_Plotting code records_

— Start —

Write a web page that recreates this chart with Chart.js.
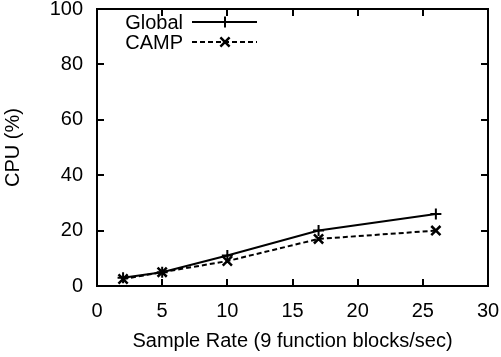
<!DOCTYPE html>
<html><head><meta charset="utf-8">
<script src="https://cdn.jsdelivr.net/npm/chart.js@4/dist/chart.umd.min.js"></script>
<style>html,body{margin:0;padding:0;background:#fff}#wrap{width:501px;height:357px}</style>
</head><body><div id="wrap"><canvas id="c" width="501" height="357"></canvas></div>
<script>
const sampleRates = [2, 5, 10, 17, 26];
const globalCpu = [3, 5, 11, 20, 26];
const campCpu = [2.5, 5, 9, 17, 20];
const seriesNames = ['Global', 'CAMP'];
const xTitle = 'Sample Rate (9 function blocks/sec)';
const yTitle = 'CPU (%)';
const FONT = '"Liberation Sans", Arial, Helvetica, sans-serif';
const FS = 20;

const frame = {
  id: 'frame',
  afterDatasetsDraw(chart) {
    const {ctx, chartArea: a, scales: {x, y}} = chart;
    ctx.save();
    ctx.strokeStyle = '#000';
    ctx.lineWidth = 2;
    ctx.setLineDash([]);
    ctx.strokeRect(a.left, a.top, a.right - a.left, a.bottom - a.top);
    const tl = 7;
    ctx.beginPath();
    x.ticks.forEach(t => {
      const px = Math.round(x.getPixelForValue(t.value));
      ctx.moveTo(px, a.bottom); ctx.lineTo(px, a.bottom - tl);
      ctx.moveTo(px, a.top); ctx.lineTo(px, a.top + tl);
    });
    y.ticks.forEach(t => {
      const py = Math.round(y.getPixelForValue(t.value));
      ctx.moveTo(a.left, py); ctx.lineTo(a.left + tl, py);
      ctx.moveTo(a.right, py); ctx.lineTo(a.right - tl, py);
    });
    ctx.stroke();
    // legend
    ctx.font = FS + 'px ' + FONT;
    ctx.fillStyle = '#000';
    ctx.textAlign = 'right';
    ctx.textBaseline = 'middle';
    chart.data.datasets.forEach((ds, i) => {
      const yy = 22 + i * 20;
      ctx.fillText(ds.label, 183, yy + 1);
      ctx.lineWidth = 2;
      ctx.setLineDash(ds.borderDash || []);
      ctx.beginPath(); ctx.moveTo(192, yy); ctx.lineTo(257, yy); ctx.stroke();
      ctx.setLineDash([]);
      const cx = 225, r = ds.pointRadius;
      ctx.lineWidth = ds.pointBorderWidth;
      ctx.beginPath();
      if (ds.pointStyle === 'cross') {
        ctx.moveTo(cx - r, yy); ctx.lineTo(cx + r, yy);
        ctx.moveTo(cx, yy - r); ctx.lineTo(cx, yy + r);
      } else {
        const d = r * 0.7071;
        ctx.moveTo(cx - d, yy - d); ctx.lineTo(cx + d, yy + d);
        ctx.moveTo(cx - d, yy + d); ctx.lineTo(cx + d, yy - d);
      }
      ctx.stroke();
    });
    ctx.restore();
  }
};

new Chart(document.getElementById('c'), {
  type: 'line',
  data: {
    datasets: [
      {label: seriesNames[0], data: sampleRates.map((v, i) => ({x: v, y: globalCpu[i]})),
       borderColor: '#000', backgroundColor: '#000', borderWidth: 2, pointStyle: 'cross',
       pointRadius: 5.5, pointBorderWidth: 2, fill: false, tension: 0},
      {label: seriesNames[1], data: sampleRates.map((v, i) => ({x: v, y: campCpu[i]})),
       borderColor: '#000', backgroundColor: '#000', borderWidth: 2, borderDash: [5, 3], pointStyle: 'crossRot',
       pointRadius: 6.5, pointBorderWidth: 2.5, fill: false, tension: 0}
    ]
  },
  options: {
    responsive: false, animation: false, devicePixelRatio: 1,
    layout: {padding: {left: 0, top: 4, right: 13, bottom: 0}},
    plugins: {legend: {display: false}, tooltip: {enabled: false}},
    scales: {
      x: {type: 'linear', min: 0, max: 30,
          ticks: {stepSize: 5, padding: 13, color: '#000', font: {family: FONT, size: FS}, maxRotation: 0},
          grid: {display: false, drawTicks: false}, border: {display: false},
          title: {display: true, text: xTitle, color: '#000', font: {family: FONT, size: FS}, padding: {top: 0, bottom: 4}},
          afterFit(s) { s.height = 71; s.paddingLeft = 0; s.paddingRight = 0; }},
      y: {min: 0, max: 100,
          ticks: {stepSize: 20, padding: 14, color: '#000', font: {family: FONT, size: FS}},
          grid: {display: false, drawTicks: false}, border: {display: false},
          title: {display: true, text: yTitle, color: '#000', font: {family: FONT, size: FS}, padding: {top: 1, bottom: 0}},
          afterFit(s) { s.width = 97; s.paddingTop = 0; s.paddingBottom = 0; }}
    }
  },
  plugins: [frame]
});
</script></body></html>
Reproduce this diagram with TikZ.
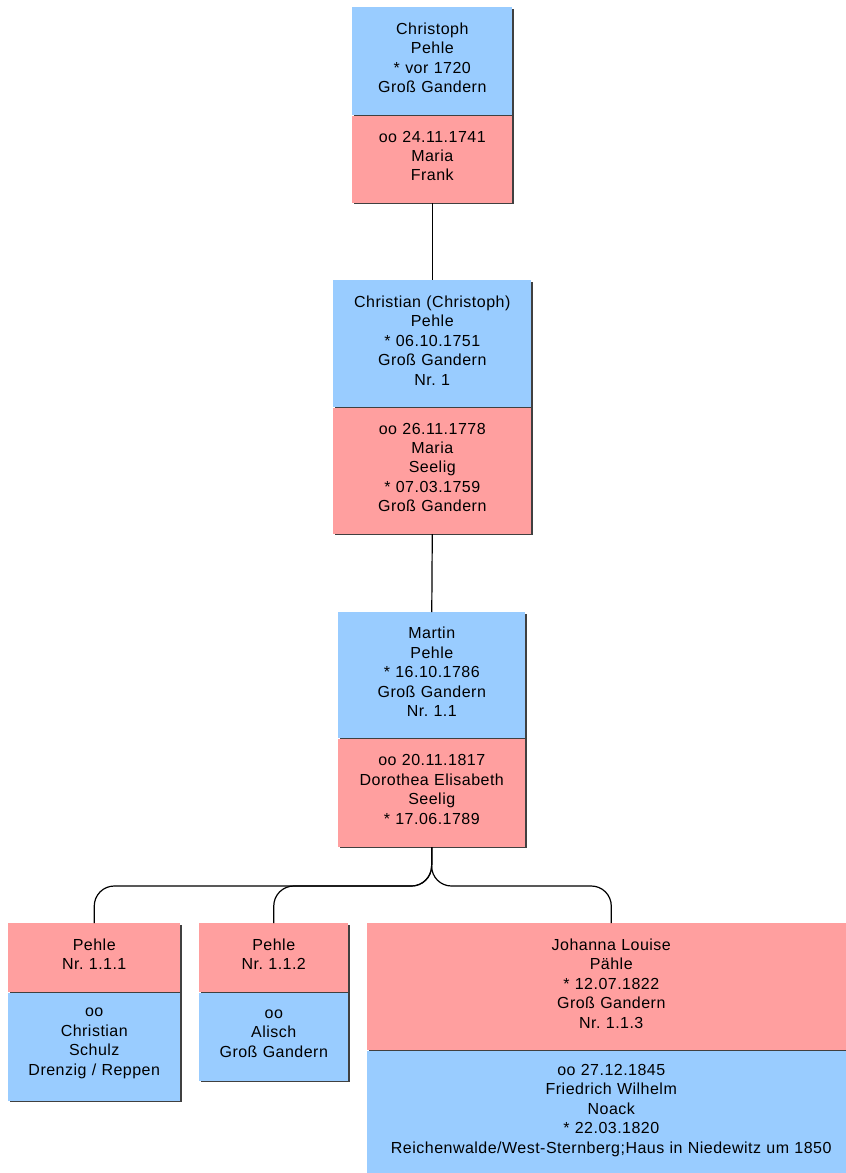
\documentclass[tikz,border=0pt]{standalone}
\usepackage{fontspec}
\setmainfont[LetterSpace=3]{Liberation Sans}
\usetikzlibrary{positioning,shadows}
\definecolor{pblau}{HTML}{99CCFF}
\definecolor{prot}{HTML}{FF9F9F}
\frenchspacing
\newcommand\kastenende{\endgraf\vspace*{5pt}}

\begin{document}
\begin{tikzpicture}[x=0.75pt, y=-0.75pt,
        node distance = 0pt,
        kasten/.style 2 args = {text width=#1, minimum height=#2, align=center,
                inner xsep=0pt, inner ysep=0pt, font=\fontsize{12}{14.6}\selectfont,
                execute at end node=\kastenende,
                drop shadow={fill=black!75, opacity=1, shadow xshift=1.1pt, shadow yshift=-1.1pt}},
        blau/.style = {fill=pblau},
        rot/.style = {fill=prot},
        linie/.style = {line width=0.9pt, black},
    ]
        \useasboundingbox (0,0) rectangle (845,1173);

        % Vorfahren
        \node[kasten={120pt}{81pt}, blau, anchor=north west] (p1) at (352,7)
            {Christoph\\Pehle\\{*} vor 1720\\Groß Gandern};
        \node[kasten={120pt}{65.25pt}, rot, below=of p1] (p1e)
            {oo 24.11.1741\\Maria\\Frank};

        \node[kasten={148.5pt}{95.25pt}, blau, anchor=north west] (p2) at (333,280)
            {Christian (Christoph)\\Pehle\\{*} 06.10.1751\\Groß Gandern\\Nr. 1};
        \node[kasten={148.5pt}{94.5pt}, rot, below=of p2] (p2e)
            {oo 26.11.1778\\Maria\\Seelig\\{*} 07.03.1759\\Groß Gandern};

        \node[kasten={140.25pt}{94.5pt}, blau, anchor=north west] (p3) at (338,612)
            {Martin\\Pehle\\{*} 16.10.1786\\Groß Gandern\\Nr. 1.1};
        \node[kasten={140.25pt}{81pt}, rot, below=of p3] (p3e)
            {oo 20.11.1817\\Dorothea Elisabeth\\Seelig\\{*} 17.06.1789};

        % Kinder
        \node[kasten={129pt}{51.75pt}, rot, anchor=north west] (k1) at (8,923)
            {Pehle\\Nr. 1.1.1};
        \node[kasten={129pt}{81pt}, blau, below=of k1] (k1e)
            {oo\\Christian\\Schulz\\Drenzig / Reppen};

        \node[kasten={111.75pt}{51.75pt}, rot, anchor=north west] (k2) at (199,923)
            {Pehle\\Nr. 1.1.2};
        \node[kasten={111.75pt}{66pt}, blau, below=of k2] (k2e)
            {oo\\Alisch\\Groß Gandern};

        \node[kasten={366pt}{95.25pt}, rot, anchor=north west] (k3) at (367,923)
            {Johanna Louise\\Pähle\\{*} 12.07.1822\\Groß Gandern\\Nr. 1.1.3};
        \node[kasten={366pt}{94.5pt}, blau, below=of k3] (k3e)
            {oo 27.12.1845\\Friedrich Wilhelm\\Noack\\{*} 22.03.1820\\Reichenwalde/West-Sternberg;Haus in Niedewitz um 1850};

        % Verbindungen
        \draw[linie] (p1e.south) -- (p2.north);
        \draw[linie] (p2e.south) -- (p3.north);

        \coordinate (gabel) at (431.5,886);
        \draw[linie, rounded corners=15pt] (p3e.south) -- (gabel) -| (k1.north);
        \draw[linie, rounded corners=15pt] (p3e.south) -- (gabel) -| (k2.north);
        \draw[linie, rounded corners=15pt] (p3e.south) -- (gabel) -| (k3.north);
    \end{tikzpicture}
\end{document}
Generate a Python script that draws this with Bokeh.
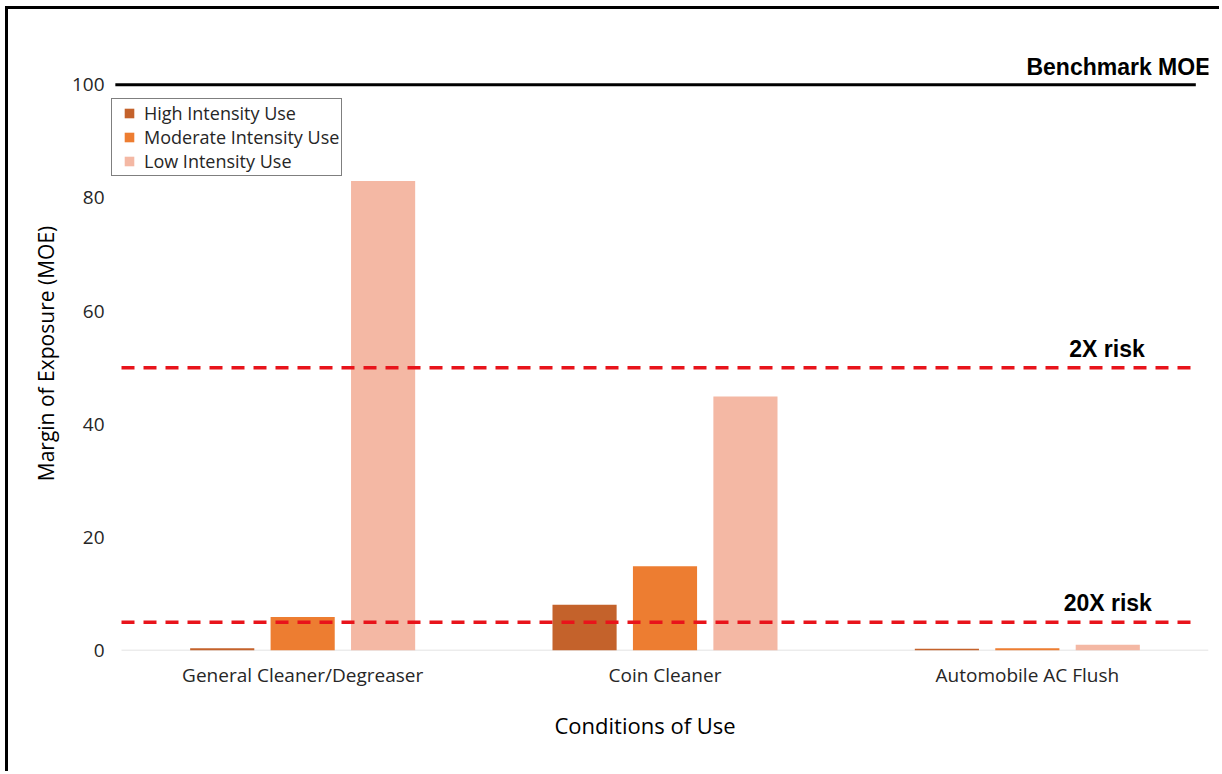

— End —

_Set exercise_
From the first line above to the line containing "const FS = 20;", repeat each line exactly. Pictures stay out.

_Response_
Write a web page that recreates this chart with Chart.js.
<!DOCTYPE html>
<html><head><meta charset="utf-8">
<script src="https://cdn.jsdelivr.net/npm/chart.js@4/dist/chart.umd.min.js"></script>
<style>html,body{margin:0;padding:0;background:#fff}#wrap{width:501px;height:357px}</style>
</head><body><div id="wrap"><canvas id="c" width="501" height="357"></canvas></div>
<script>
const sampleRates = [2, 5, 10, 17, 26];
const globalCpu = [3, 5, 11, 20, 26];
const campCpu = [2.5, 5, 9, 17, 20];
const seriesNames = ['Global', 'CAMP'];
const xTitle = 'Sample Rate (9 function blocks/sec)';
const yTitle = 'CPU (%)';
const FONT = '"Liberation Sans", Arial, Helvetica, sans-serif';
const FS = 20;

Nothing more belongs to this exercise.